Las democracias también se enferman, no es una novedad, pero sí es necesario reconocer sus síntomas cuando se manifiestan.  El primero de ellos se evidencia cuando la ciudadanía no se siente representada por sus políticos y, el segundo, si tampoco comprende el papel que debe cumplir la oposición parlamentaria. La temperatura óptima para su normal funcionamiento se produce cuando el principio representativo, otorgado en las urnas, se armoniza con los intereses que los partidos se comprometen a defender. Las ideas sobre cómo garantizar las libertades, alcanzar la justicia y el bienestar general producen la simpatía y adhesión ciudadana a una agrupación política mediante el voto libre. Una relación que se debe fortalecer en el tiempo; cuando ella se rompe, es decir, si predomina la agenda propia e individualista al interior del partido, si pierden la sintonía con sus representados, se produce la primera alarma para tener en cuenta y corregir el camino, de lo contrario perderán electores.

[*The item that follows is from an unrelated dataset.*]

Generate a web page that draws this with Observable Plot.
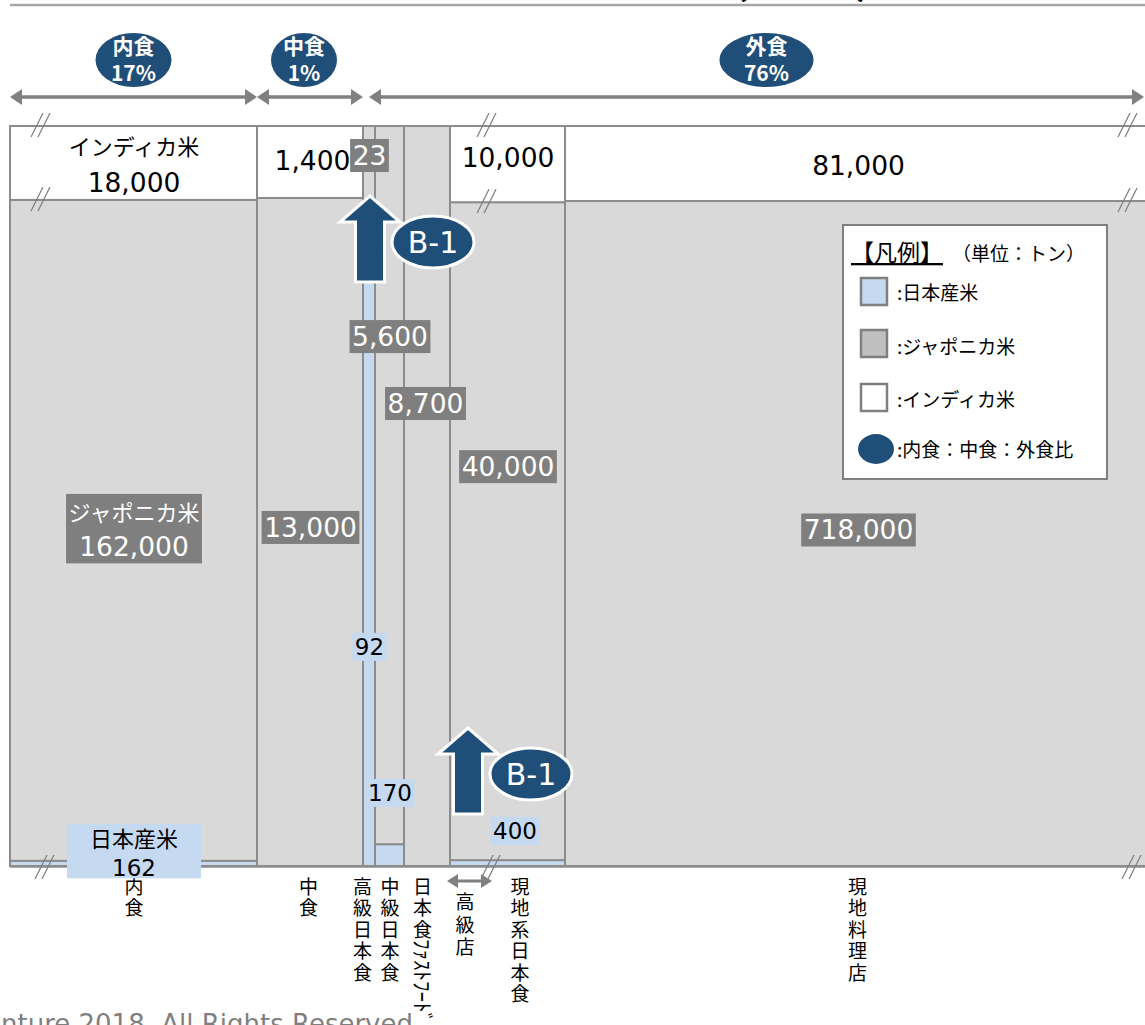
<!DOCTYPE html>
<html lang="ja">
<head>
<meta charset="utf-8">
<script src="https://cdn.jsdelivr.net/npm/d3@7"></script>
<script src="https://cdn.jsdelivr.net/npm/@observablehq/plot@0.6"></script>
<style>
  html, body { margin: 0; padding: 0; background: #fff; overflow: hidden; }
  #chart svg { display: block; }
</style>
</head>
<body>
<div id="chart"></div>
<script>
// ---- data: rice consumption by channel (tonnes) ----
const columns = ["内食", "中食", "高級日本食", "中級日本食", "日本食ﾌｧｽﾄﾌｰﾄﾞ", "現地系日本食", "現地料理店"];
const japaneseRice = [162, 0, 92, 170, 0, 400, 0];
const japonicaRice = [162000, 13000, 23, 5600, 8700, 40000, 718000];
const indicaRice = [18000, 1400, 0, 0, 0, 10000, 81000];
const riceTypes = ["日本産米", "ジャポニカ米", "インディカ米"];
const channels = ["内食", "中食", "外食"];
const channelShare = ["17%", "1%", "76%"];
const channelFirstColumn = [0, 1, 2];
const highEndLabel = "高級店";
const calloutLabel = "B-1";
const legendTitle = "【凡例】";
const legendUnit = "（単位：トン）";
const legendRatio = "内食：中食：外食比";
const titleText = "(推計値)";
const copyrightText = "Copyright © Accenture 2018. All Rights Reserved";

// ---- layout ----
const W = 1145, H = 1025;
const columnSpan = [247, 106, 12, 29, 46, 115, 586]; // display widths (broken axis, not to scale)
const INDICA_CAP = 0.103;   // taller indica bands are drawn broken
const JAPAN_FLOOR = 0.007;  // thinnest visible strip
const FONT = "'DejaVu Sans', 'Noto Sans CJK JP', sans-serif";
const JP = "'Noto Sans CJK JP', 'Noto Sans', sans-serif";
const NAVY = "#1f4e79", GRAY = "#808080", EDGE = "#8c8c8c";
const fillColors = ["#c5d9f1", "#d9d9d9", "#ffffff"];

let acc = 0;
const cols = columns.map((name, i) => {
  const x1 = acc, x2 = acc + columnSpan[i];
  acc = x2;
  const total = japaneseRice[i] + japonicaRice[i] + indicaRice[i];
  const sj = japaneseRice[i] ? Math.max(japaneseRice[i] / total, JAPAN_FLOOR) : 0;
  const sn = indicaRice[i] ? Math.min(indicaRice[i] / total, INDICA_CAP) : 0;
  return {name, i, x1, x2, sj, sn};
});
const cells = cols.flatMap(c => [
  {col: c.i, type: riceTypes[0], value: japaneseRice[c.i], x1: c.x1, x2: c.x2, y1: 0, y2: c.sj},
  {col: c.i, type: riceTypes[1], value: japonicaRice[c.i], x1: c.x1, x2: c.x2, y1: c.sj, y2: 1 - c.sn},
  {col: c.i, type: riceTypes[2], value: indicaRice[c.i], x1: c.x1, x2: c.x2, y1: 1 - c.sn, y2: 1}
]).filter(d => d.value > 0);

// value label placement: t = rice type index, offsets in pixels
const labelPlacement = [
  {col: 0, t: 2, named: true, nameDy: -16, numDy: 20},
  {col: 1, t: 2, dx: 2, dy: -1},
  {col: 5, t: 2, dy: -6},
  {col: 6, t: 2, dy: 3},
  {col: 0, t: 1, named: true, nameDy: -17, numDy: 17},
  {col: 1, t: 1, dy: -4},
  {col: 2, t: 1, dy: -44},
  {col: 3, t: 1, dy: -148},
  {col: 4, t: 1, dx: -2, dy: -92},
  {col: 5, t: 1, dy: -64},
  {col: 6, t: 1, dy: -3},
  {col: 0, t: 0, named: true, nameDy: -24, numDy: 5, padX: 23, padY: -3},
  {col: 2, t: 0, dy: 77},
  {col: 3, t: 0, dy: -62},
  {col: 5, t: 0, dx: 7, dy: -32}
];
const labelStyle = [
  {color: "#000", bg: "#c5d9f1", size: 23},
  {color: "#fff", bg: "#7f7f7f", size: 26.5},
  {color: "#000", bg: null, size: 26.5}
];
const fmt = d3.format(",");
const mid = d => (d.x1 + d.x2) / 2;
const midY = d => (d.y1 + d.y2) / 2;

const valueMarkOwner = []; // label index for each value mark, in drawing order
const valueMarks = labelPlacement.flatMap((p, k) => {
  const cell = cells.find(d => d.col === p.col && d.type === riceTypes[p.t]);
  const st = labelStyle[p.t];
  const base = {x: mid, y: midY, dx: p.dx || 0, fill: st.color};
  const marks = [Plot.text([cell], {...base, text: d => fmt(d.value), fontSize: st.size, fontFamily: FONT, dy: p.named ? p.numDy : p.dy})];
  if (p.named) marks.unshift(Plot.text([cell], {...base, text: d => d.type, fontSize: 22, fontFamily: JP, dy: p.nameDy}));
  marks.forEach(() => valueMarkOwner.push(k));
  return marks;
});

// category names under the columns, written vertically
const categoryDx = [0, -2, -7, 0, -5, 12, -1];
const categoryMarks = cols.flatMap((c, i) => {
  const m = c.name.match(/^([^\uFF61-\uFF9F]*)([\uFF61-\uFF9F]*)$/);
  const stacked = m[1].split("").join("\n");
  const marks = [Plot.text([c], {x: mid, y: () => 0, text: () => stacked, dx: categoryDx[i], dy: 12,
    lineAnchor: "top", lineHeight: 1.13, fontSize: 19, fontFamily: JP, fill: "#000"})];
  if (m[2]) marks.push(Plot.text([c], {x: mid, y: () => 0, text: () => m[2], dx: categoryDx[i] - 1, dy: 12 + m[1].length * 21.5 - 4,
    rotate: 90, textAnchor: "start", fontSize: 21, fontFamily: JP, fill: "#000"}));
  return marks;
});

const baseMarks = [
  Plot.rect(cells, {x1: "x1", x2: "x2", y1: "y1", y2: "y2", fill: "type", stroke: EDGE, strokeWidth: 2}),
  Plot.ruleY([0], {stroke: EDGE, strokeWidth: 2.5}),
  ...categoryMarks
];

const plot = Plot.plot({
  width: W, height: H,
  marginTop: 126, marginBottom: 159, marginLeft: 10, marginRight: -6,
  x: {domain: [0, d3.sum(columnSpan)], axis: null},
  y: {domain: [0, 1], axis: null},
  color: {domain: riceTypes, range: fillColors},
  style: {fontFamily: FONT, background: "white", overflow: "hidden"},
  marks: [...baseMarks, ...valueMarks]
});
document.getElementById("chart").append(plot);

const svg = d3.select(plot);
const sx = v => plot.scale("x").apply(v);
const sy = v => plot.scale("y").apply(v);

// background boxes behind value labels
const svgBox = plot.getBoundingClientRect();
const markGroups = Array.from(plot.children).filter(e => e.tagName.toLowerCase() === "g");
const valueGroups = markGroups.slice(baseMarks.length);
labelPlacement.forEach((p, k) => {
  const st = labelStyle[p.t];
  if (!st.bg) return;
  const groups = valueGroups.filter((g, m) => valueMarkOwner[m] === k);
  if (!groups.length) return;
  let x0 = Infinity, y0 = Infinity, x1 = -Infinity, y1 = -Infinity;
  groups.forEach(g => g.querySelectorAll("text").forEach(t => {
    const r = t.getBoundingClientRect();
    x0 = Math.min(x0, r.left); y0 = Math.min(y0, r.top);
    x1 = Math.max(x1, r.right); y1 = Math.max(y1, r.bottom);
  }));
  const px = p.padX ?? 2.5, py = p.padY ?? 1;
  const rect = document.createElementNS("http://www.w3.org/2000/svg", "rect");
  rect.setAttribute("x", x0 - svgBox.left - px);
  rect.setAttribute("y", y0 - svgBox.top - py);
  rect.setAttribute("width", x1 - x0 + 2 * px);
  rect.setAttribute("height", y1 - y0 + 2 * py);
  rect.setAttribute("fill", st.bg);
  plot.insertBefore(rect, groups[0]);
});

const ann = svg.append("g").attr("text-anchor", "start");

// title rule (heading is cropped above)
ann.append("line").attr("x1", 10).attr("x2", W).attr("y1", 5).attr("y2", 5)
  .attr("stroke", "#a6a6a6").attr("stroke-width", 2.5);
ann.append("text").attr("x", 802).attr("y", -5).attr("text-anchor", "middle")
  .attr("font-family", JP).attr("font-weight", 700).attr("font-size", 36).text(titleText);

// break marks "//"
function breakMark(cx, cy) {
  [0, 7].forEach(o => ann.append("line")
    .attr("x1", cx - 11 + o).attr("y1", cy + 12).attr("x2", cx + 1 + o).attr("y2", cy - 12)
    .attr("stroke", "#7f7f7f").attr("stroke-width", 1.3));
}
[{col: 0, dx: 32}, {col: 5, dx: 38}, {col: 6, dx: 564}].forEach(b => {
  const c = cols[b.col];
  const x = sx(c.x1) + b.dx;
  breakMark(x, sy(1) - 1);
  breakMark(x, sy(1 - c.sn) - 1);
  breakMark(x + 4, sy(0) + 1);
});

// channel spans with ratio badges
function hArrow(xa, xb, y, head = 12, half = 8, w = 3.5) {
  ann.append("line").attr("x1", xa + head - 1).attr("x2", xb - head + 1).attr("y1", y).attr("y2", y)
    .attr("stroke", GRAY).attr("stroke-width", w);
  ann.append("path").attr("d", `M${xa},${y}L${xa + head},${y - half}L${xa + head},${y + half}Z`).attr("fill", GRAY);
  ann.append("path").attr("d", `M${xb},${y}L${xb - head},${y - half}L${xb - head},${y + half}Z`).attr("fill", GRAY);
}
const badgeDx = [0, -6, 10], badgeRx = [38, 33, 47], spanGap = [0, 0, 6];
channels.forEach((name, c) => {
  const first = channelFirstColumn[c];
  const last = (channelFirstColumn[c + 1] ?? cols.length) - 1;
  const xa = sx(cols[first].x1) + spanGap[c];
  const xb = Math.min(sx(cols[last].x2), W - 1);
  hArrow(xa, xb, 97);
  const cx = (xa + xb) / 2 + badgeDx[c];
  ann.append("ellipse").attr("cx", cx).attr("cy", 60).attr("rx", badgeRx[c]).attr("ry", 27).attr("fill", NAVY);
  ann.append("text").attr("x", cx).attr("y", 54).attr("text-anchor", "middle").attr("fill", "#fff")
    .attr("font-family", JP).attr("font-weight", 700).attr("font-size", 21).text(name);
  ann.append("text").attr("x", cx).attr("y", 81).attr("text-anchor", "middle").attr("fill", "#fff")
    .attr("font-family", JP).attr("font-weight", 700).attr("font-size", 21).text(channelShare[c]);
});

// high-end bracket under 現地系日本食
const hx = sx(cols[5].x1);
hArrow(hx - 3, hx + 42, 881, 11, 7, 3);
ann.append("text").attr("x", hx + 15).attr("y", 895).attr("text-anchor", "middle")
  .attr("font-family", JP).attr("font-size", 19)
  .selectAll("tspan").data(highEndLabel.split("")).join("tspan")
  .attr("x", hx + 15).attr("dy", (d, i) => i ? 22.5 : 14).text(d => d);

// B-1 callouts
function callout(tx, ty) {
  const g = ann.append("g");
  g.append("path").attr("d", `M${tx},${ty}L${tx + 30},${ty + 26}L${tx + 14.5},${ty + 26}L${tx + 14.5},${ty + 86}` +
    `L${tx - 14.5},${ty + 86}L${tx - 14.5},${ty + 26}L${tx - 30},${ty + 26}Z`)
    .attr("fill", NAVY).attr("stroke", "#fff").attr("stroke-width", 3);
  g.append("ellipse").attr("cx", tx + 63).attr("cy", ty + 46).attr("rx", 41).attr("ry", 26)
    .attr("fill", NAVY).attr("stroke", "#fff").attr("stroke-width", 3);
  g.append("text").attr("x", tx + 63).attr("y", ty + 46 + 11).attr("text-anchor", "middle").attr("fill", "#fff")
    .attr("font-family", FONT).attr("font-size", 30).text(calloutLabel);
}
callout(sx(mid(cols[2])) + 1, 196);
callout(hx + 18, 728);

// legend
const lg = ann.append("g").attr("transform", "translate(843,225)");
lg.append("rect").attr("width", 264).attr("height", 254).attr("fill", "#fff").attr("stroke", "#7f7f7f").attr("stroke-width", 2);
lg.append("text").attr("x", 8).attr("y", 36).attr("font-family", JP).attr("font-size", 23)
  .attr("text-decoration", "underline").text(legendTitle);
lg.append("text").attr("x", 109).attr("y", 36).attr("font-family", JP).attr("font-size", 19).text(legendUnit);
const swatchFill = ["#c5d9f1", "#bfbfbf", "#ffffff"];
const swatchY = [53, 105, 159], legendTextY = [75, 129, 182];
riceTypes.forEach((t, i) => {
  lg.append("rect").attr("x", 18).attr("y", swatchY[i]).attr("width", 26).attr("height", 27)
    .attr("fill", swatchFill[i]).attr("stroke", "#7f7f7f").attr("stroke-width", 2.5);
  lg.append("text").attr("x", 54).attr("y", legendTextY[i]).attr("font-family", JP).attr("font-size", 19).text(":" + t);
});
lg.append("ellipse").attr("cx", 33).attr("cy", 224).attr("rx", 18).attr("ry", 15).attr("fill", NAVY);
lg.append("text").attr("x", 54).attr("y", 232).attr("font-family", JP).attr("font-size", 19).text(":" + legendRatio);

// footer
ann.append("text").attr("x", 413).attr("y", 1033).attr("text-anchor", "end").attr("fill", "#7f7f7f")
  .attr("font-family", FONT).attr("font-size", 26).text(copyrightText);
</script>
</body>
</html>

La segunda señal se manifiesta cuando los ciudadanos olvidan el sentido de la naturaleza, posición y ejercicio de la dinámica de los partidos que conforman la oposición política en una forma de gobierno; un factor imprescindible para cualquier democracia, como es el deber de fiscalizar los actos del ejecutivo (pesos y contrapesos), convirtiéndose en la representación política de quiénes consideran que todo lo realizado por el gobierno se pudo hacer mejor durante su mandato y que, de cara a los próximos comicios, se encuentran mejor preparados para actuar en favor del bien común. Por eso, la docencia escolar, superior y la que pueda ejercer la sociedad civil es vital para su comprensión, pues se trata de la dinámica que promueve alternancia, la clave para la salud y continuidad democrática en toda comunidad política.